Ryusuke Hamaguchi adapts a Haruki Murakami short story & gives it additional depth & soul.
Interpretation is a complex beast. In terms of language, not even the most literal one is left entirely untouched by the person making it. In the case of longer work, a translator can take on a far more hands-on role, making a novel or film in translation a product of its interpreter as well as its original artist. In some cases, this influence can be significant. Translators and editors have played such a massive role in the way that English audiences understand and appreciate Haruki Murakami that writer, translator, editor, and creative writing professor David Karashima wrote an entire book on the topic in 2020.
Interpreting prose for the screen comes with its own nuances, and its own symbiotic relationship between the writer’s vision and the filmmaker’s. Translating Murakami’s writing for the screen is perhaps even more complicated, given the nature of his stories and how he tells them (or at least how I understand them based on the English translations I’ve read).
So any time an anglophone audience watches a Japanese adaptation of a Murakami work, our own takes on what we’re viewing will be influenced by a combination of our understanding of the author as filtered through his translators and as filtered through the filmmaker. Which is also filtered through the film’s translator.

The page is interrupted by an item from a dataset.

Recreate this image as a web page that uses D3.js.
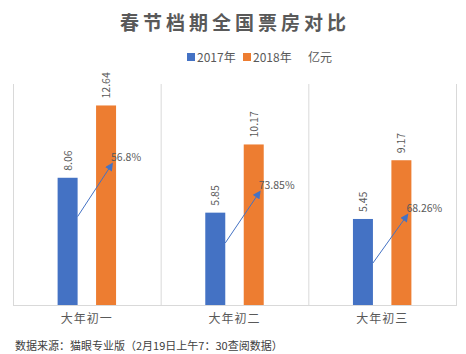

In most cases, this remove could potentially add an extra challenge to the viewing experience. In Drive My Car, though, it might actually complement it. Based on a short story of the same name from 2014’s Men Without Women, it’s a ponderous and touching rumination on what hampers and what fosters human connection. This is explored through physical and emotional distance, a tension between the characters’ myth-making impulses and their pursuit of truth, and through language.
Stage actor and director Yusuke Kafuku (Hidetoshi Nishijima) enjoys a companionable if unexamined marriage with playwright and screenwriter Oto (Reika Kirishima). Although it’s irreparably scarred by previous loss, their affection for each other is obvious. Yet every interaction we see between them is out of sync in some way. She slips into an almost dreamlike state and tells him elaborate stories after they make love. He recounts them to her the morning after and she uses the material for her work. She makes cassette recordings of the plays he’s working on in which she reads every part except his own so that he can practice his lines while driving his red Saab 900 around town. She has a secret life and he knows it exists, but shows no interest in confronting it until her sudden death.
Two years after the tragedy, Yusuke—who is still grieving, still driving around in his car and rehearsing with Oto’s voice—accepts a gig at a theater in Hiroshima to continue his vision of staging multi-lingual interpretations of theatrical classics. The play is Chekhov’s Uncle Vanya, which is the last tape Oto ever made for him. When he arrives in Hiroshima, he’s informed that the company has a policy that contracted talent must use a driver.
Although Yusuke is extremely reluctant to let anyone into the physical and metaphorical bubble he’s created for himself and his wife’s memory within the vehicle, he eventually agrees to give a quiet young chauffeur named Misaki Watari (Toko Miura) a try. When he begrudgingly accepts her services and starts to work on the play in earnest, slowly fledgling connections begin to grow. Between the source material and the people staging it. Between the actors as they rehearse their roles in their first languages. And between Yusuke and Misaki as his reluctance and her professional distance gradually give way to a bond that encompasses both shared car appreciation and traumas.
Ryusuke Hamaguchi established himself as a writer and director with an impressive ability to fuse a faithfulness to original texts with his own vision with his previous feature film, Asako I & II. His 2018 adaptation of Netemo Sametemo by Tomoka Shibasaki was a gorgeously decimating study on the chasm that can exist between who people are and what they want to see. His reimagining and expansion of Murakami’s short and sparse—at least by Murakami standards—story is even more exceptional. Its sprawling three hour runtime unfolds with the same rhythm, same possibilities, and same hypnotic quality of a cross-country drive. Caught somewhere in departure and destination, audiences are treated to beautiful scenery as it drifts past, and pregnant pauses that sometimes lead conversations and unexpected turns. And as the Saab 900 literally traverses physical distance, Drive My Car’s characters attempt to navigate the space between each other and the rifts within themselves.
It’s a superb piece of filmmaking, every bit as confounding and yet relatable as the human experience. Anyone who’s willing to follow along the journey is sure to find their own connection to it.